> SET TASK
Collect from the data below each line with "chart".

— START MATERIALS PROVIDED —

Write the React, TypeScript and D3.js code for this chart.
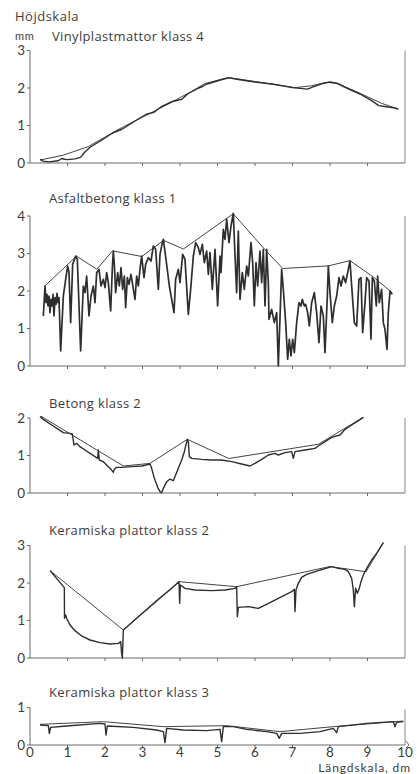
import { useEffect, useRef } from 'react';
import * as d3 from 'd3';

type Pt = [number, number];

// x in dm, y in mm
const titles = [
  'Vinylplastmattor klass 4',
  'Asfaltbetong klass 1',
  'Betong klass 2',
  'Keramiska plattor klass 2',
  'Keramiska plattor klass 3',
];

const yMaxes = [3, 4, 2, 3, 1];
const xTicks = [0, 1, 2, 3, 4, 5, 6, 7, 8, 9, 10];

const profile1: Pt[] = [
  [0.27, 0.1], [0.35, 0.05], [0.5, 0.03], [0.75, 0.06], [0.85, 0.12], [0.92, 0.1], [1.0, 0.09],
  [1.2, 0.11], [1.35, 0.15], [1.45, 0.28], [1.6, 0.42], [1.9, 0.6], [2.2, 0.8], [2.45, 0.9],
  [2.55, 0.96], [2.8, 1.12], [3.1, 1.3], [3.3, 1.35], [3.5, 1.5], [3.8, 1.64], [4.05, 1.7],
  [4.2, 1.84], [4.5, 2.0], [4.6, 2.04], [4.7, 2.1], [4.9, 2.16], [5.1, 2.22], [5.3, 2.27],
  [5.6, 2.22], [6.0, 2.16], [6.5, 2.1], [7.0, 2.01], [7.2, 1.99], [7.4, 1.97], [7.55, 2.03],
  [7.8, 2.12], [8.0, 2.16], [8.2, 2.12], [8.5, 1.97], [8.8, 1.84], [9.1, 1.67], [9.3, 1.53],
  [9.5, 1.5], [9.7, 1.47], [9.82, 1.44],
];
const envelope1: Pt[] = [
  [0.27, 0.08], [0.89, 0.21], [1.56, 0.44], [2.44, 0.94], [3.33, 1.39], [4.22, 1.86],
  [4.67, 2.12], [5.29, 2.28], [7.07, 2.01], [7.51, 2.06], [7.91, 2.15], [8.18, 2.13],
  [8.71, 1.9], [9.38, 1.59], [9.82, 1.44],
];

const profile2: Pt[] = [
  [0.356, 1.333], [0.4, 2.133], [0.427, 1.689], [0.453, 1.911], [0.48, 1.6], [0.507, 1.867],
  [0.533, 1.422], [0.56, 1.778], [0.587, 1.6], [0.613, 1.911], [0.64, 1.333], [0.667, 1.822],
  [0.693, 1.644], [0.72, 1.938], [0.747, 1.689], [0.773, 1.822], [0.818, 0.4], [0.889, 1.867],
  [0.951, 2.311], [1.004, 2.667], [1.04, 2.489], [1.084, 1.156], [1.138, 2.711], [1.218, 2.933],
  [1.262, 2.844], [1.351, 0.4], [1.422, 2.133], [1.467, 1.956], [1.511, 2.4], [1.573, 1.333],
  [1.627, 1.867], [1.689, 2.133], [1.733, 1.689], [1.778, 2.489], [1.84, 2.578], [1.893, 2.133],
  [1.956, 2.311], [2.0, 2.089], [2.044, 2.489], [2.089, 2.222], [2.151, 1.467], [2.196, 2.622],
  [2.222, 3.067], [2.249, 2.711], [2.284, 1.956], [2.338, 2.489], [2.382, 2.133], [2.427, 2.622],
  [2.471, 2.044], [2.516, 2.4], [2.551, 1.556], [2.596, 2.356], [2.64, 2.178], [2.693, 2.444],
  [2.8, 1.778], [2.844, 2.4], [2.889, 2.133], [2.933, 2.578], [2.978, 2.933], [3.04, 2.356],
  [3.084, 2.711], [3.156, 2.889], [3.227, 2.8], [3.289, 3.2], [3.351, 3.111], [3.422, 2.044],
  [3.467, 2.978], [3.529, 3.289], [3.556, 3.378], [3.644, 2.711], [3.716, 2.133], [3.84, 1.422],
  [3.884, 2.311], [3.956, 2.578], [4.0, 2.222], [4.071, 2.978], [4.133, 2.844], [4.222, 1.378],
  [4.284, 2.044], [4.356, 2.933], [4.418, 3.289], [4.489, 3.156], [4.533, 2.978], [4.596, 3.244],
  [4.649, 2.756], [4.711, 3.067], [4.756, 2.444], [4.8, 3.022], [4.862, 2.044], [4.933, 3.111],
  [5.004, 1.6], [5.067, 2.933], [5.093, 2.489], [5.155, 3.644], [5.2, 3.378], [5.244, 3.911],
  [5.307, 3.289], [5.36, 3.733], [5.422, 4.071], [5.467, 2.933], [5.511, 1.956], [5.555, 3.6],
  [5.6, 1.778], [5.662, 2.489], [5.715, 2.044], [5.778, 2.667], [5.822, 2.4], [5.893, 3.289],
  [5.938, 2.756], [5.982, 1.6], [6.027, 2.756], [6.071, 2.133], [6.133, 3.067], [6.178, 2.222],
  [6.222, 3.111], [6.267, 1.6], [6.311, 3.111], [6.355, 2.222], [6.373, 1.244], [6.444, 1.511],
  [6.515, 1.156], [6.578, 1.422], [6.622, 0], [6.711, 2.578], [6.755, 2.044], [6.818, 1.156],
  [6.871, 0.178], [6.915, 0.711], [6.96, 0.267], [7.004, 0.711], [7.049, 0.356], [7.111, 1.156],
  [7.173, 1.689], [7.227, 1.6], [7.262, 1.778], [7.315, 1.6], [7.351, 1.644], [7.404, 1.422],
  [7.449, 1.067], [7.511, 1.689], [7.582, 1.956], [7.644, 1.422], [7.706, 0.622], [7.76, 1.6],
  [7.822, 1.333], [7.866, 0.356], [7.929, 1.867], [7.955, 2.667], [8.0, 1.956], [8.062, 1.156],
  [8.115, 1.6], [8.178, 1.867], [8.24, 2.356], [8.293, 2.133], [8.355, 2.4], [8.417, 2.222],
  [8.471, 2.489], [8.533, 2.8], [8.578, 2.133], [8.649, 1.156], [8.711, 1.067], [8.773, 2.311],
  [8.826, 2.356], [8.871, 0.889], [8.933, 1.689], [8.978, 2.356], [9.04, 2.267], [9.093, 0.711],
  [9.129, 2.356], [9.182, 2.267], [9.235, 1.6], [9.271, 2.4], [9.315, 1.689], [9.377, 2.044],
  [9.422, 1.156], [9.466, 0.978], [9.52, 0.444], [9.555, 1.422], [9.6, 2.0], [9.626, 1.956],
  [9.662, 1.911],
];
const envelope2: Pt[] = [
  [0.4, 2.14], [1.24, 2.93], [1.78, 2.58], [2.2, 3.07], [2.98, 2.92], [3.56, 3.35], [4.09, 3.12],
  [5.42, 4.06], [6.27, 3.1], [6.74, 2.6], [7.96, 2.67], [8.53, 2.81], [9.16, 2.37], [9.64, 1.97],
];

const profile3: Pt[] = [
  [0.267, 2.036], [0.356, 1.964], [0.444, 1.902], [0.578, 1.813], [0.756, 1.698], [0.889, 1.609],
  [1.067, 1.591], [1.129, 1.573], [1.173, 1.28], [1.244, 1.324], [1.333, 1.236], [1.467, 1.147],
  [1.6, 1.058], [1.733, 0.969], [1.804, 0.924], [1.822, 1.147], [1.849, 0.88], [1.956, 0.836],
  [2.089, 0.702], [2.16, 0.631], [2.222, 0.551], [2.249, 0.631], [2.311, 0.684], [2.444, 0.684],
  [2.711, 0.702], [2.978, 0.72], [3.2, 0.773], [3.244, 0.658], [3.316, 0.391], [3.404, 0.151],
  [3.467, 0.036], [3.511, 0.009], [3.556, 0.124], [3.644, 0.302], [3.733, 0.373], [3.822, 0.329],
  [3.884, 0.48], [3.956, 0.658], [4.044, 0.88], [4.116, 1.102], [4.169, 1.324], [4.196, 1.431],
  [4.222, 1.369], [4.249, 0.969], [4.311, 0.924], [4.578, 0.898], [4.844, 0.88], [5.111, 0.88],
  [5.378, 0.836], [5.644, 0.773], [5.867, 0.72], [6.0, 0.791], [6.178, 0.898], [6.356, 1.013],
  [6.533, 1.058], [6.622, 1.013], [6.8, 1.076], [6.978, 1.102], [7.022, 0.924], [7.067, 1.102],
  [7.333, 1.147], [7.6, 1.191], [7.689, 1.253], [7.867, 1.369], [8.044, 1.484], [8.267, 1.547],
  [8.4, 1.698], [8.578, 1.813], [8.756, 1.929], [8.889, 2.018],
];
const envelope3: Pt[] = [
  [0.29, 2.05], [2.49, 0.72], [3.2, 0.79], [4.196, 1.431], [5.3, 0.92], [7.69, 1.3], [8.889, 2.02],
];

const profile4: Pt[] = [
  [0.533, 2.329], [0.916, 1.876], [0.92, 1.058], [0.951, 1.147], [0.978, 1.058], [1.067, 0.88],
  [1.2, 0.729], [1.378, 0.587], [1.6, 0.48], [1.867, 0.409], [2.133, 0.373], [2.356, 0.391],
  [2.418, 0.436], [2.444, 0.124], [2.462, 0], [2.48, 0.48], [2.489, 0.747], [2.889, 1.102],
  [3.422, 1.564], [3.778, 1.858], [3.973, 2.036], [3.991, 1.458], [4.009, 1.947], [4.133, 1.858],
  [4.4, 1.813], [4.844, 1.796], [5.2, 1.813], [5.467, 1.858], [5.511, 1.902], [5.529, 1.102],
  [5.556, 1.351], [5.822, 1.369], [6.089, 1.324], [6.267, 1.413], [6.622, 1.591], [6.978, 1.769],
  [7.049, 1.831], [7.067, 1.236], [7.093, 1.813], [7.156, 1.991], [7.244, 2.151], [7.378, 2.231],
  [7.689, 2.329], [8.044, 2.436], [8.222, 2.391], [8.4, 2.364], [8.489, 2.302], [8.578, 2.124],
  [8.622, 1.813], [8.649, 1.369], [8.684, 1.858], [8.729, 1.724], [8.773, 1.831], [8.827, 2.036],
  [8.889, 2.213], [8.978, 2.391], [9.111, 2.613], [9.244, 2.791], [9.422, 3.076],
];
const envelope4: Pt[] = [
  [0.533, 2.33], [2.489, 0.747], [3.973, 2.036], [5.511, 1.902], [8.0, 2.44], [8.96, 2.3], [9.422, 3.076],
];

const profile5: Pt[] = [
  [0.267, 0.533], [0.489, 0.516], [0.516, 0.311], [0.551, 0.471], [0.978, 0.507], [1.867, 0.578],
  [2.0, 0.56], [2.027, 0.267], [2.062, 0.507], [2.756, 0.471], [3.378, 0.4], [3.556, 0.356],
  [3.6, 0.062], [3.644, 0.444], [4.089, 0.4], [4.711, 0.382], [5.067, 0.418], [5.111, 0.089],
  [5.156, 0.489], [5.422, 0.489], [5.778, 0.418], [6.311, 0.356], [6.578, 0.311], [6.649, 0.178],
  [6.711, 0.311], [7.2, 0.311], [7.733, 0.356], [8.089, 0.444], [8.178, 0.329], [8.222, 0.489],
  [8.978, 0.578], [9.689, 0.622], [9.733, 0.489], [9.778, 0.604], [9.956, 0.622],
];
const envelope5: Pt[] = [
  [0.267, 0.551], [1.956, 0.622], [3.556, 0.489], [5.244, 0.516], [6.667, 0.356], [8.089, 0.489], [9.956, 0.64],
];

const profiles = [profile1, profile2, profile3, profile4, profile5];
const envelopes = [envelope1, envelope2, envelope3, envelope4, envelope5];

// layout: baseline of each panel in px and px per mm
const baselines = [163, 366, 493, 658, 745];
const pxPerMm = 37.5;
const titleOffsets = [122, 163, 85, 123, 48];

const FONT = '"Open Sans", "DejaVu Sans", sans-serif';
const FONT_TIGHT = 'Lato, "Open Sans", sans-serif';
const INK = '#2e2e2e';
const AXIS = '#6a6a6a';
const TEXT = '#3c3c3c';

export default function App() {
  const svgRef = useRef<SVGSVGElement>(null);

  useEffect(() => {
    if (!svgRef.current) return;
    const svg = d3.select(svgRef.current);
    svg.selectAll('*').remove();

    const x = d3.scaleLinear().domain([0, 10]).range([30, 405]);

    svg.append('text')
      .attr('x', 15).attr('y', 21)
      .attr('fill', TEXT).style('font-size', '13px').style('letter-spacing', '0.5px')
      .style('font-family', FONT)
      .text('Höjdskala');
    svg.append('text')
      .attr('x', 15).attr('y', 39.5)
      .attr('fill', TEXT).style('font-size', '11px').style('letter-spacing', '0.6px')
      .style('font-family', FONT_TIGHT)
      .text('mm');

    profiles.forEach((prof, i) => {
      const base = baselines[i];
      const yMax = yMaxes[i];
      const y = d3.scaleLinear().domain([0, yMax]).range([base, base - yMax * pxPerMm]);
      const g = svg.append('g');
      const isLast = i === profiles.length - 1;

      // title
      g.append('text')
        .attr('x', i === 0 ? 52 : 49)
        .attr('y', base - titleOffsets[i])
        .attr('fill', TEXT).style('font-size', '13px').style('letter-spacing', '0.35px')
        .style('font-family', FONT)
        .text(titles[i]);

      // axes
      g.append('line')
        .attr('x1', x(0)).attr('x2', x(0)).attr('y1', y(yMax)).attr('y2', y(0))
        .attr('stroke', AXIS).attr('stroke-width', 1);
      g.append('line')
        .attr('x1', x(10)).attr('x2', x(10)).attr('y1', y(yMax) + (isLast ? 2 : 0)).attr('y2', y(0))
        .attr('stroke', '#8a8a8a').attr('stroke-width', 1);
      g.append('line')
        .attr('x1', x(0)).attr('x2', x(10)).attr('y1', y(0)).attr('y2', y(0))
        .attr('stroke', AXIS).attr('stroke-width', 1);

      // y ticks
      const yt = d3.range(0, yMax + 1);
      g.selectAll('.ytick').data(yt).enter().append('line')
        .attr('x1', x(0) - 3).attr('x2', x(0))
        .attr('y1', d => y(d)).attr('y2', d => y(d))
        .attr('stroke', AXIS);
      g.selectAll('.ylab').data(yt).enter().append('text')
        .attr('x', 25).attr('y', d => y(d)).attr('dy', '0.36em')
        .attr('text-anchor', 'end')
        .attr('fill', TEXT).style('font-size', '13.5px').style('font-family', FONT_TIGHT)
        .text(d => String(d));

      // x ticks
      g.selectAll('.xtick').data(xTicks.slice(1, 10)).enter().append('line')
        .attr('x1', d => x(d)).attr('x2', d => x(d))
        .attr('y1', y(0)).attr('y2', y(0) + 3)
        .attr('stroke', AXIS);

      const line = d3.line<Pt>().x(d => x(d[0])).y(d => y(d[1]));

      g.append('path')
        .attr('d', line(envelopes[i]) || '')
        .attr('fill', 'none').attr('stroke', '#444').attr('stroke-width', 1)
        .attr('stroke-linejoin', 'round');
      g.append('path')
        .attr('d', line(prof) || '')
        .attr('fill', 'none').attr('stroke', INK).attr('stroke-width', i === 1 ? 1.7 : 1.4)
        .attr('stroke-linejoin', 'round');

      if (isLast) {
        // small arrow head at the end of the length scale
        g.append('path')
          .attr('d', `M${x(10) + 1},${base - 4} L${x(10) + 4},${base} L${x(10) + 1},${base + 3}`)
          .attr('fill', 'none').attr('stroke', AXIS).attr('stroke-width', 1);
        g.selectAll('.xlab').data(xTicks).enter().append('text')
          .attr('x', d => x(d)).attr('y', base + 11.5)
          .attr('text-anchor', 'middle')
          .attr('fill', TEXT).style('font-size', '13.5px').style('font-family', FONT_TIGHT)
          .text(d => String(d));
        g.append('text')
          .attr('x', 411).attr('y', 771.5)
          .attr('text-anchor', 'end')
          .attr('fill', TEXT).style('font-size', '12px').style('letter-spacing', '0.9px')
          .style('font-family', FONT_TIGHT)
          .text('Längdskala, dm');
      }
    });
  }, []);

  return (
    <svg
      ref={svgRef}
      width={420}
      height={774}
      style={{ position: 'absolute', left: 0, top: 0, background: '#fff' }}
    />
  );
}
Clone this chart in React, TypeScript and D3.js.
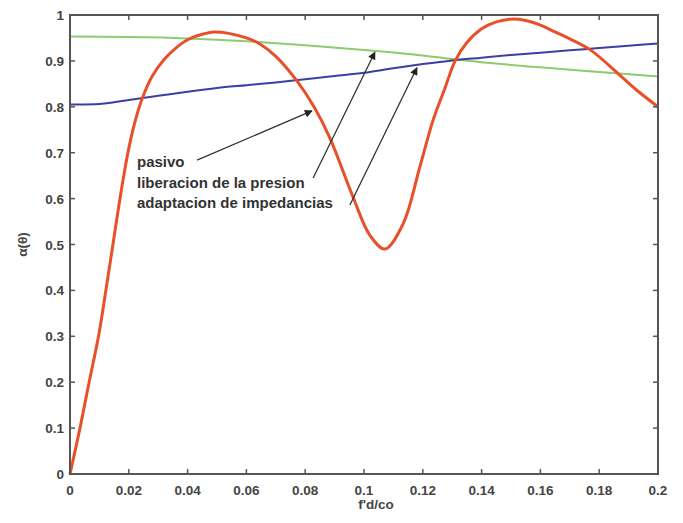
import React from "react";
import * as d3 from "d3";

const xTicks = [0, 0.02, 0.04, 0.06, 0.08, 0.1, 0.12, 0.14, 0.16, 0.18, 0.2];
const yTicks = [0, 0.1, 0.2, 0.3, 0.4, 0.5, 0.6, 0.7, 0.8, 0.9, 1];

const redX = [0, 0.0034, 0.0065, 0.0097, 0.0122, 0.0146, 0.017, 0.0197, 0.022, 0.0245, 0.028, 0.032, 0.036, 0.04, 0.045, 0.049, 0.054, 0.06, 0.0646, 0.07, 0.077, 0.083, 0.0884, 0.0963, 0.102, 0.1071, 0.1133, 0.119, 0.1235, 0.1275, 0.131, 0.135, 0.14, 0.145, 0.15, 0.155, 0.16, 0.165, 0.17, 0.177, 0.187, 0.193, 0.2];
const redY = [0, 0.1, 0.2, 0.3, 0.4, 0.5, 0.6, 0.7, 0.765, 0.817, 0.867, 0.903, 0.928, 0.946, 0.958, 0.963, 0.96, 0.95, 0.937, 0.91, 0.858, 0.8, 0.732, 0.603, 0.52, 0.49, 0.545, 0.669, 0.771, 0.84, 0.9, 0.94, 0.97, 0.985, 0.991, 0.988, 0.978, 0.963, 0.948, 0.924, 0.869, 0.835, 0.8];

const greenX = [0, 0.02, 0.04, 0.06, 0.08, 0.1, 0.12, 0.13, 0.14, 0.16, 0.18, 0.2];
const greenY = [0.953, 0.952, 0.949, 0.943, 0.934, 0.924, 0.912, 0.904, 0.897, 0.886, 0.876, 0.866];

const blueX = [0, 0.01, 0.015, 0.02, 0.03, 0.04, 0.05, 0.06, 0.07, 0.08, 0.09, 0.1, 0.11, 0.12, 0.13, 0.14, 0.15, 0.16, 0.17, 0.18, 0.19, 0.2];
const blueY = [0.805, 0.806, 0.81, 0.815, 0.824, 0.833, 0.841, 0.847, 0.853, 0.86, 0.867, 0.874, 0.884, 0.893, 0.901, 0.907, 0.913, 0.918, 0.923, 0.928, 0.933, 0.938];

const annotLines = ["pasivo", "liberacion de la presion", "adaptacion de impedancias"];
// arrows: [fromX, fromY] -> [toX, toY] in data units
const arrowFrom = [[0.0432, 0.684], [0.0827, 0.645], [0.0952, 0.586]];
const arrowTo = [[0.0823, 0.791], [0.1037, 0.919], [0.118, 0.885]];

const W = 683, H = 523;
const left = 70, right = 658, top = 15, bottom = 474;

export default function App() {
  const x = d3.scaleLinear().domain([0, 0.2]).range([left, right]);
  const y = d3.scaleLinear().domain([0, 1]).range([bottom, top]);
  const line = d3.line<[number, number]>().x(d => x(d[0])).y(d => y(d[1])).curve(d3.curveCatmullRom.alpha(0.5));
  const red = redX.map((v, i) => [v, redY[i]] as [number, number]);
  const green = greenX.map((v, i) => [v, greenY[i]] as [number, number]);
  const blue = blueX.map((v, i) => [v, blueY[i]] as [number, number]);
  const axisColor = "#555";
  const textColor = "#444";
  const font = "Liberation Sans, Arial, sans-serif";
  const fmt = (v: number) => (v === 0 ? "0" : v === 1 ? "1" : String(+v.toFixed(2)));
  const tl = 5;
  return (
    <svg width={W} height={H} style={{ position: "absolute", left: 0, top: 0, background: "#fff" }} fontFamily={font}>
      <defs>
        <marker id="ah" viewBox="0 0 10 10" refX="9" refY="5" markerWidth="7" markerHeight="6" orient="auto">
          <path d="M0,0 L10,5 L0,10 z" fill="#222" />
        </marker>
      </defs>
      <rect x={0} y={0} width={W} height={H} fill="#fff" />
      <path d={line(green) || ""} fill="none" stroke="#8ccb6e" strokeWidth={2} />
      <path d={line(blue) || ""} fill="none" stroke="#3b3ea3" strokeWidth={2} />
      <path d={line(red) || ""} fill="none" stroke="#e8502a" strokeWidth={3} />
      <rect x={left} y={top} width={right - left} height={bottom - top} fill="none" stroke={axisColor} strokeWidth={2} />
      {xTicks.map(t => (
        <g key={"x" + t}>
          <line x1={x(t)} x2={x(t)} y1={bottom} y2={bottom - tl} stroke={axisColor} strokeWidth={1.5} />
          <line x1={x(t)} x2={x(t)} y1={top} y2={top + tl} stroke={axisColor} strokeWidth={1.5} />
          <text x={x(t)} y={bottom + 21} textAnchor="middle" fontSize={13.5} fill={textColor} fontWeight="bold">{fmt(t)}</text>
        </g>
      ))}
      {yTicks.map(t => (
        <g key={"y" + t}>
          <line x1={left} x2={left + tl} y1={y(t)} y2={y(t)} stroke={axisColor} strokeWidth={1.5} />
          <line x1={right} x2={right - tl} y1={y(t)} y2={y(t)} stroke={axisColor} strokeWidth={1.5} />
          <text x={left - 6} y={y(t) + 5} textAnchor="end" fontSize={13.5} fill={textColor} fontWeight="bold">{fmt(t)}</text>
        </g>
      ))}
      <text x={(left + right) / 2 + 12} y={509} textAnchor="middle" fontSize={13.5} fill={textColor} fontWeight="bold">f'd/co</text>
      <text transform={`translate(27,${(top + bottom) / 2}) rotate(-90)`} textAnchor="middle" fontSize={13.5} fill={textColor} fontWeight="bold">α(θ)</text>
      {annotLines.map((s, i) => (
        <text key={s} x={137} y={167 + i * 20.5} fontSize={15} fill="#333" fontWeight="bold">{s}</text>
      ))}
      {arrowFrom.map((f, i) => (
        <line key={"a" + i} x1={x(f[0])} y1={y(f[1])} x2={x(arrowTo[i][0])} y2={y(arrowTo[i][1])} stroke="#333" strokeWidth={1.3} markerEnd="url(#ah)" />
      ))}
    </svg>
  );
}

— END MATERIALS PROVIDED —

> SOLVED PROBLEM
Write the React, TypeScript and D3.js code for this chart.
Clone this chart in React, TypeScript and D3.js.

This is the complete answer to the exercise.